Federal Opposition leader Bill Shorten has stood by the Labor party’s plan to alter negative gearing if they win power at this year’s election.
Since announcing a little over two weeks ago that under a Labor government negative gearing would be restricted to new housing only from 1 July 2017, the Labor party has been the subject of attack from numerous property and housing industry lobby groups.
Speaking to Sky News, Shorten has doubled down on the Labor proposal, claiming the changes will put investors and home buyers on equal footing.
“I think that what we will see is an opportunity where first homeowners are not competing with a long queue of property investors to be able to get that chance to be able to get that Australian dream,” Shorten said.

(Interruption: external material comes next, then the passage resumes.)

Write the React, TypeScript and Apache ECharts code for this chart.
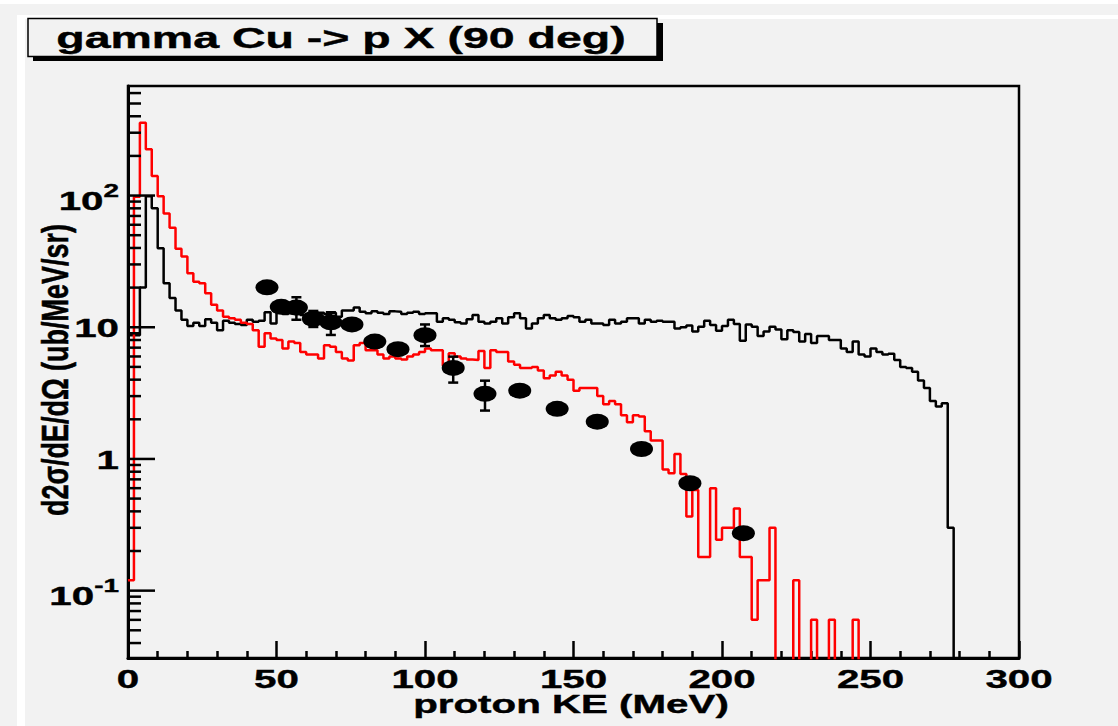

“No one has given any evidence that it'll decrease prices and our modelling shows that it won't,” he said.
The Real Estate Institute of New South Wales (REINSW) is the latest organisation to hit out at Labor’s proposals, claiming that restricting negative gearing to new housing only could have severe consequences for buyers.
“The potential of capital gain is less on new dwellings due to inflated new prices and the unregulated spruikers will have a field day enticing naïve investors into good returns and high depreciation in the first few years followed by years of disappointment after that,” REINSW president John Cunningham said.
“This leaves the door open to the savvy investor who is positively geared to have a field day and thereby robbing the average person of his or her opportunity to get ahead,” Cunningham said.
Cunningham said negative gearing is not a “huge tax saver for people” and any revenue the government would generate from the changes to the system would come at a cost.
“The abolition of negative gearing will push investment dollars out of property and into other areas of the economy that do not give the consequential social benefits that property provides. The removal of negative gearing would deny an allowable tax deduction that all other entities that are in the pursuit of taxable income receive. It is time for government to stop treating property unequally,” he said.
“People who invest in residential property do so as it is considered a safe haven but at the same time there is risk and as such a large assets class that risk is high. Negative gearing lessens that risk slightly. People are generally terrified of shares and don’t trust government with super, whereas property provides them with a sense of security as they can see and touch it.”
The attacks on Labor's plans may now intensify as well, with the Australian Financial Review reporting the Government has scrapped any plans to alter negative gearing.
The AFR claims the Government is no longer considering any alteration to neagative gearing as part of its tax reform package, quoting a senior Liberal party figure as sying "we're not going to touch it."